Stroke of good luck

Author asks people to describe their concepts and symbols of luck.

Dirty Harry put the perfect menacing inflection on it: “You’ve gotta ask yourself one question: ‘Do I feel lucky?’ Well, do ya, punk?”

With a far gentler tone and intent, artist-photographer Mark Menjivar of San Antonio has been asking people the same question for the nearly four years to collect his Luck Archive, more than 500 stories, photographs and objects all having to do with that elusive, beguiling, capricious thing called luck.

He includes dozens of these stories and photographs in a book, “The Luck Archive: Exploring Belief, Superstition, and Tradition,” (Trinity University Press, $24.95), which he’ll sign and read from on Sept. 10 at BookPeople.

Menjivar says he’s been “slightly obsessed” with luck since he found some four-leaf clovers pressed inside the pages of “1000 Facts Worth Knowing” in an antique bookshop in Indiana in 2008.

“That really made me intensely curious about the concept of luck,” he says. Three years later, he started asking friends, family and just people he ran into on the street or on an airplane about their experiences with luck. The book offers various philosophies about luck as well as photos of things some consider lucky, from rabbits’ feet to dandelions to eagle feathers. The full collection is in his studio and, he says, he’s still collecting.

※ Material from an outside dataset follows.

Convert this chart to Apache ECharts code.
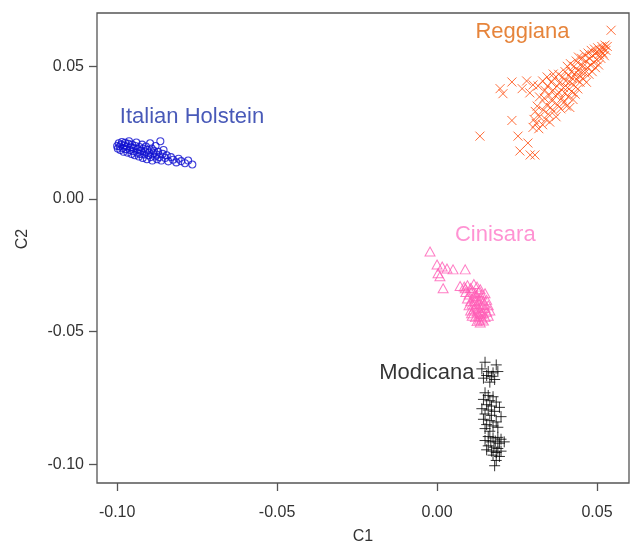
<!DOCTYPE html>
<html>
<head>
<meta charset="utf-8">
<script src="https://cdn.jsdelivr.net/npm/echarts@6/dist/echarts.min.js"></script>
<style>
html,body{margin:0;padding:0;background:#fff;}
#chart{width:631px;height:550px;}
</style>
</head>
<body>
<div id="chart"></div>
<script>
// ---- Data (C1, C2) ----
var italianHolstein = [
[-0.1000,0.0200],[-0.0998,0.0190],[-0.0995,0.0210],[-0.0992,0.0198],[-0.0990,0.0185],[-0.0987,0.0205],
[-0.0985,0.0215],[-0.0982,0.0192],[-0.0980,0.0178],[-0.0978,0.0202],[-0.0975,0.0212],[-0.0973,0.0188],
[-0.0970,0.0198],[-0.0968,0.0175],[-0.0965,0.0208],[-0.0963,0.0218],[-0.0960,0.0185],[-0.0958,0.0195],
[-0.0955,0.0170],[-0.0953,0.0205],[-0.0950,0.0180],[-0.0948,0.0192],[-0.0945,0.0165],[-0.0943,0.0200],
[-0.0940,0.0213],[-0.0938,0.0175],[-0.0935,0.0188],[-0.0932,0.0160],[-0.0930,0.0196],[-0.0928,0.0170],
[-0.0925,0.0182],[-0.0922,0.0205],[-0.0920,0.0155],[-0.0918,0.0190],[-0.0915,0.0168],[-0.0912,0.0178],
[-0.0910,0.0198],[-0.0907,0.0150],[-0.0905,0.0185],[-0.0902,0.0165],[-0.0900,0.0175],[-0.0897,0.0210],
[-0.0895,0.0158],[-0.0892,0.0190],[-0.0890,0.0145],[-0.0887,0.0172],[-0.0885,0.0182],[-0.0882,0.0160],
[-0.0880,0.0200],[-0.0877,0.0168],[-0.0875,0.0150],[-0.0872,0.0178],[-0.0868,0.0158],[-0.0865,0.0218],
[-0.0862,0.0145],[-0.0858,0.0170],[-0.0855,0.0185],[-0.0850,0.0155],[-0.0845,0.0165],[-0.0840,0.0142],
[-0.0832,0.0158],[-0.0825,0.0148],[-0.0815,0.0138],[-0.0808,0.0152],[-0.0800,0.0143],[-0.0788,0.0135],
[-0.0778,0.0145],[-0.0765,0.0130]
];
var reggiana = [
[0.0300,0.0270],[0.0303,0.0300],[0.0307,0.0330],[0.0310,0.0285],[0.0313,0.0350],[0.0318,0.0265],[0.0320,0.0310],
[0.0330,0.0280],[0.0332,0.0335],[0.0335,0.0380],[0.0337,0.0410],[0.0340,0.0300],[0.0342,0.0355],[0.0345,0.0425],
[0.0348,0.0320],[0.0350,0.0390],
[0.0352,0.0290],[0.0355,0.0345],[0.0357,0.0440],[0.0360,0.0370],[0.0362,0.0410],[0.0365,0.0330],[0.0367,0.0455],
[0.0370,0.0390],[0.0372,0.0310],[0.0375,0.0425],
[0.0377,0.0355],[0.0380,0.0470],[0.0382,0.0400],[0.0385,0.0440],[0.0387,0.0340],[0.0390,0.0380],[0.0392,0.0460],
[0.0395,0.0420],[0.0397,0.0365],[0.0400,0.0480],[0.0400,0.0400],
[0.0402,0.0445],[0.0405,0.0350],[0.0407,0.0500],[0.0408,0.0420],[0.0410,0.0385],[0.0412,0.0465],[0.0415,0.0440],
[0.0415,0.0345],[0.0417,0.0510],[0.0420,0.0405],[0.0420,0.0480],[0.0422,0.0455],[0.0425,0.0375],
[0.0427,0.0430],[0.0428,0.0500],[0.0430,0.0470],[0.0432,0.0395],[0.0435,0.0520],[0.0437,0.0450],[0.0440,0.0485],
[0.0440,0.0415],[0.0442,0.0535],[0.0445,0.0465],[0.0447,0.0440],[0.0448,0.0505],
[0.0450,0.0480],[0.0452,0.0530],[0.0455,0.0455],[0.0457,0.0500],[0.0460,0.0545],[0.0462,0.0475],[0.0465,0.0520],
[0.0467,0.0440],[0.0470,0.0495],[0.0472,0.0550],[0.0475,0.0470],
[0.0477,0.0530],[0.0480,0.0505],[0.0482,0.0560],[0.0485,0.0480],[0.0487,0.0540],[0.0490,0.0515],[0.0492,0.0565],
[0.0495,0.0495],[0.0497,0.0550],[0.0500,0.0525],
[0.0502,0.0570],[0.0505,0.0505],[0.0507,0.0545],[0.0510,0.0560],[0.0512,0.0530],[0.0515,0.0575],[0.0518,0.0550],
[0.0520,0.0565],[0.0523,0.0540],[0.0525,0.0580],[0.0528,0.0560],[0.0532,0.0575],
[0.0280,0.0445],[0.0290,0.0400],[0.0300,0.0430],[0.0316,0.0426],[0.0320,0.0385],[0.0330,0.0445],
[0.0344,0.0460],[0.0363,0.0471],
[0.0134,0.0237],[0.0197,0.0416],[0.0206,0.0397],[0.0234,0.0441],[0.0266,0.0416],[0.0234,0.0296],
[0.0253,0.0237],[0.0259,0.0181],[0.0284,0.0211],[0.0291,0.0166],[0.0306,0.0166],[0.0544,0.0636]
];
var cinisara = [
[-0.0022,-0.0198],[0.0000,-0.0247],[0.0016,-0.0254],[0.0031,-0.0262],[0.0050,-0.0265],[0.0088,-0.0265],
[0.0003,-0.0280],[0.0009,-0.0291],[0.0019,-0.0336],[0.0072,-0.0328],[0.0088,-0.0336],
[0.0085,-0.0330],[0.0095,-0.0325],[0.0105,-0.0335],[0.0115,-0.0320],[0.0125,-0.0330],[0.0135,-0.0340],
[0.0090,-0.0350],[0.0100,-0.0360],[0.0110,-0.0345],[0.0120,-0.0355],[0.0130,-0.0350],[0.0140,-0.0360],
[0.0150,-0.0355],[0.0095,-0.0375],[0.0105,-0.0385],[0.0115,-0.0370],[0.0125,-0.0380],[0.0135,-0.0375],
[0.0145,-0.0385],[0.0155,-0.0380],[0.0100,-0.0400],[0.0110,-0.0395],[0.0120,-0.0405],[0.0130,-0.0395],
[0.0140,-0.0400],[0.0150,-0.0410],[0.0160,-0.0400],[0.0105,-0.0420],[0.0115,-0.0415],[0.0125,-0.0425],
[0.0135,-0.0420],[0.0145,-0.0430],[0.0155,-0.0425],[0.0165,-0.0420],[0.0110,-0.0440],[0.0120,-0.0445],
[0.0130,-0.0440],[0.0140,-0.0450],[0.0150,-0.0445],[0.0160,-0.0440],[0.0125,-0.0460],[0.0135,-0.0465],
[0.0145,-0.0458],[0.0118,-0.0385],[0.0128,-0.0410],[0.0138,-0.0432],[0.0122,-0.0365],[0.0108,-0.0430],
[0.0148,-0.0395],[0.0132,-0.0455]
];
var modicana = [
[0.0150,-0.0615],[0.0185,-0.0625],[0.0140,-0.0640],[0.0160,-0.0650],[0.0175,-0.0655],[0.0190,-0.0650],
[0.0155,-0.0665],[0.0170,-0.0668],[0.0145,-0.0675],[0.0180,-0.0680],[0.0165,-0.0690],
[0.0150,-0.0730],[0.0160,-0.0740],[0.0175,-0.0745],[0.0145,-0.0755],[0.0165,-0.0760],[0.0185,-0.0765],
[0.0155,-0.0775],[0.0170,-0.0780],[0.0195,-0.0785],[0.0140,-0.0790],[0.0160,-0.0795],[0.0180,-0.0800],
[0.0150,-0.0810],[0.0170,-0.0815],[0.0200,-0.0820],[0.0145,-0.0830],[0.0165,-0.0835],[0.0185,-0.0840],
[0.0155,-0.0850],[0.0175,-0.0855],[0.0150,-0.0865],[0.0190,-0.0860],[0.0165,-0.0875],
[0.0160,-0.0895],[0.0175,-0.0900],[0.0190,-0.0898],[0.0200,-0.0905],[0.0150,-0.0910],[0.0168,-0.0915],
[0.0182,-0.0912],[0.0195,-0.0920],[0.0210,-0.0915],[0.0160,-0.0930],[0.0178,-0.0935],[0.0190,-0.0940],
[0.0170,-0.0950],[0.0185,-0.0955],[0.0200,-0.0950],[0.0155,-0.0945],[0.0175,-0.0965],[0.0195,-0.0970],
[0.0185,-0.0985],[0.0180,-0.1005]
];
// group labels: [name, C1, C2]
var groupLabels = [
["Italian Holstein", -0.0766, 0.0311],
["Reggiana", 0.0267, 0.0630],
["Cinisara", 0.0182, -0.0135],
["Modicana", -0.0032, -0.0654]
];
var xTicks = [-0.10, -0.05, 0.00, 0.05];
var yTicks = [-0.10, -0.05, 0.00, 0.05];

var labelColors = {"Italian Holstein":"#1a2fa6","Reggiana":"#e0650a","Cinisara":"#ff78c8","Modicana":"#000000"};
var FONT = "'Liberation Sans', Arial, sans-serif";

var chart = echarts.init(document.getElementById('chart'), null, {renderer:'canvas'});
function fmt(v){ return v.toFixed(2); }
var option = {
  backgroundColor:'#ffffff',
  animation:false,
  grid:{left:97, top:13, right:2, bottom:61, show:true, borderColor:'#555', borderWidth:1.3, backgroundColor:'transparent'},
  xAxis:{
    type:'value', min:-0.1063, max:0.0600, position:'bottom',
    name:'C1', nameLocation:'middle', nameGap:46,
    nameTextStyle:{fontFamily:FONT, fontSize:16, color:'#333'},
    splitLine:{show:false},
    axisLine:{show:false, onZero:false},
    axisTick:{show:true, length:8, customValues:xTicks, lineStyle:{color:'#555', width:1.3}},
    axisLabel:{customValues:xTicks, formatter:fmt, margin:22, fontFamily:FONT, fontSize:16, color:'#333'}
  },
  yAxis:{
    type:'value', min:-0.1070, max:0.0701, position:'left',
    name:'C2', nameLocation:'middle', nameGap:66,
    nameTextStyle:{fontFamily:FONT, fontSize:16, color:'#333', padding:[0,0,0,18]},
    splitLine:{show:false},
    axisLine:{show:false, onZero:false},
    axisTick:{show:true, length:8, customValues:yTicks, lineStyle:{color:'#555', width:1.3}},
    axisLabel:{customValues:yTicks, formatter:fmt, margin:13, fontFamily:FONT, fontSize:16, color:'#333'}
  },
  series:[
    {type:'scatter', name:'Italian Holstein', data:italianHolstein, symbol:'circle', symbolSize:7,
     itemStyle:{color:'rgba(0,0,0,0)', borderColor:'#1010d0', borderWidth:1.1}},
    {type:'scatter', name:'Reggiana', data:reggiana, symbol:'path://M0,0L10,10M10,0L0,10', symbolSize:9,
     itemStyle:{color:'rgba(0,0,0,0)', borderColor:'#ff4a0a', borderWidth:1}},
    {type:'scatter', name:'Cinisara', data:cinisara, symbol:'triangle', symbolSize:[10,9],
     itemStyle:{color:'rgba(0,0,0,0)', borderColor:'#ff5cb5', borderWidth:1}},
    {type:'scatter', name:'Modicana', data:modicana, symbol:'path://M5,0L5,10M0,5L10,5', symbolSize:11,
     itemStyle:{color:'rgba(0,0,0,0)', borderColor:'#000', borderWidth:1}},
    {type:'scatter', name:'labels', silent:true, symbolSize:1,
     itemStyle:{color:'rgba(0,0,0,0)'},
     data: groupLabels.map(function(g){
       return {name:g[0], value:[g[1], g[2]],
         label:{show:true, position:'inside', formatter:'{b}', fontFamily:FONT, fontSize:22, color:labelColors[g[0]]}};
     })}
  ]
};
chart.setOption(option);
</script>
</body>
</html>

“Luck is one of these concepts that almost everyone can connect to, whether you believe in luck or not,” Menjivar says, and some of his interviewees don’t. The book includes a photo of a man who had just won a Toyota Prius at a Chicago Cubs game. The text notes that the man “does not believe in luck due to his religious convictions.”

Those who do believe in luck ascribe various properties to it. Some feel that it can be cajoled: “Luck, be a lady tonight,” pleads Frank Loesser in the “Guys and Dolls” song popularized by Frank Sinatra. Others think it’s a hopeless cause: Blues standard “Born Under a Bad Sign” by Booker T. Jones and William Bell moans, “If it wasn’t for bad luck, I wouldn’t have no luck at all.”

Luck comes in clumps. You lose your job in the same week your air conditioning goes out and you have a car wreck. Or, you get a promotion on the day your property appraisal is reduced and the cable guy actually shows up on schedule. That’s a run of good luck.

Sometimes, luck can be downright fickle. Menjivar talks about a woman who sent him a photo three weeks ago of some money she’d found on the ground. That was good luck. She bought a lottery ticket with it. Bad luck: She didn’t win. But, a few days later, she found a $100 bill on the ground. Good luck! Then she went to a bank to break it into smaller bills and found out it was counterfeit. Bad luck.

“Something like that kind of complicates things a little bit,” says Menjivar, who says he carries no good-luck talisman but, “I always put my left shoe on first.”

Near the back of his book, Menjivar includes a photo of a dead skunk in the middle of the road. There’s no text or context.

“I wanted the viewer to bring their own thoughts to it,” he says. “Maybe it’s bad luck the skunk got hit. Maybe it’s the bad luck of the person who hit it. For me, I live in a neighborhood in San Antonio that has a skunk problem and … I’m just lucky it’s dead in the road and not under my house.”

The idea of luck, he says, “is about making connections, and I think it’s also about control — to shape the future to get an outcome that we want.”

So, go ahead and carry your rabbits’ feet, horseshoes and four-leaf clovers. Dodge your black cats and don’t walk under ladders. Maybe it’ll work for you; maybe it won’t. Good luck — from the Texas Lottery.